Highway and transit skim files have been moved from our internal binary format to the industry open standard OMX (OpenMatrix File Format). This was done to introduce compression of the data and to better use open source formats. The introduction of compression reduced the file size of our transit skims (which are quite sparse) by a factor of approximately 20.

OMX is a standardized implementation of HDF5 that stores square tables (i.e. matrices). It inherently knows about zoning system and each table stored in OMX is guaranteed to have the same dimensions (num_zones x num_zones)

Each table is named and given attributes representing the time (as an integer with no decimal values) and the metric (i.e. time, distance, cost, etc) being represented in the matrix. The Transit file tables are also labeled with the transit mode.

OMX files have a lookup functionality which maps our human-friendly Zone identifiers to the indices of our matrix. We use this to store the TAZ mapping for each zone in our model (i.e. column 0 represents zone 1).

Working With OMX in C++#

We use a modified version of the omx-cpp API in POLARIS. According to the license OMX uses, changes need to be made note of, so be sure to do that if anything needs changing.

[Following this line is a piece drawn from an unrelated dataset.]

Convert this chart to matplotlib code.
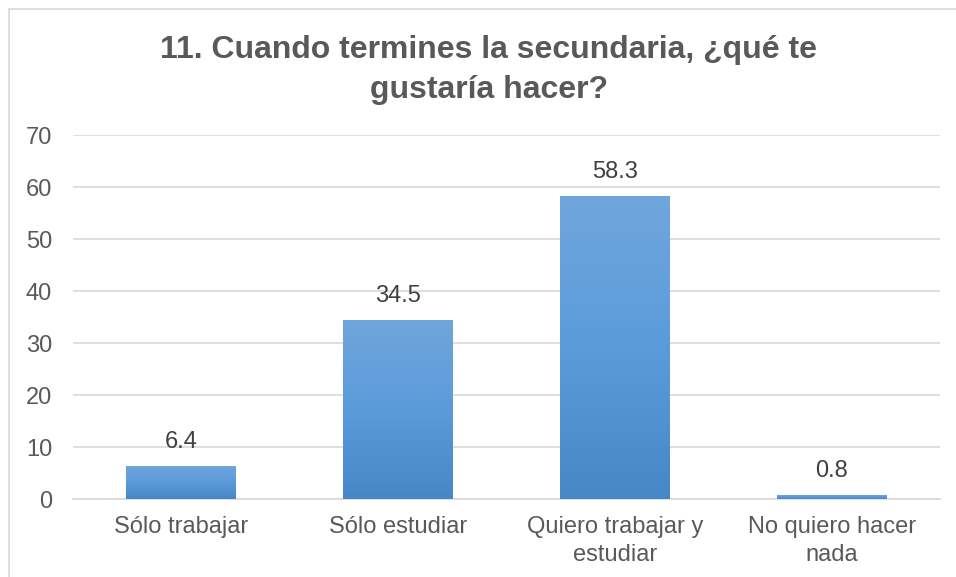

To use OMX, we need to declare all tables ahead of time:

omxHandler->createFile(number_of_tables, rows, cols, table_name_vector, filename, lookup_table_name);
omxHandler->writeMapping(lookup_table_name, id_container_vector);
omxHandler->closeFile();

Then we can add rows as we go:

OMXMatrix omxHandler;
omxHandler.openFile(filename);
omxHandler.writeRow(table_name, row_number, pointer_to_data);

Working With OMX in Python#

PolarisLib uses the pip installable OMX library “openmatrix” in its skim library (polarislib.skims.highway and polarislib.skims.transit). This library works for both OMX and the deprecated binary format (V3 only) to open files and make the data accessible to Python. Some example code can be found in the notebooks/skim_manipulations.ipynb notebook.

Warning

Be careful not to use the omx pip package (provides XML parsing). Make sure to use openmatrix.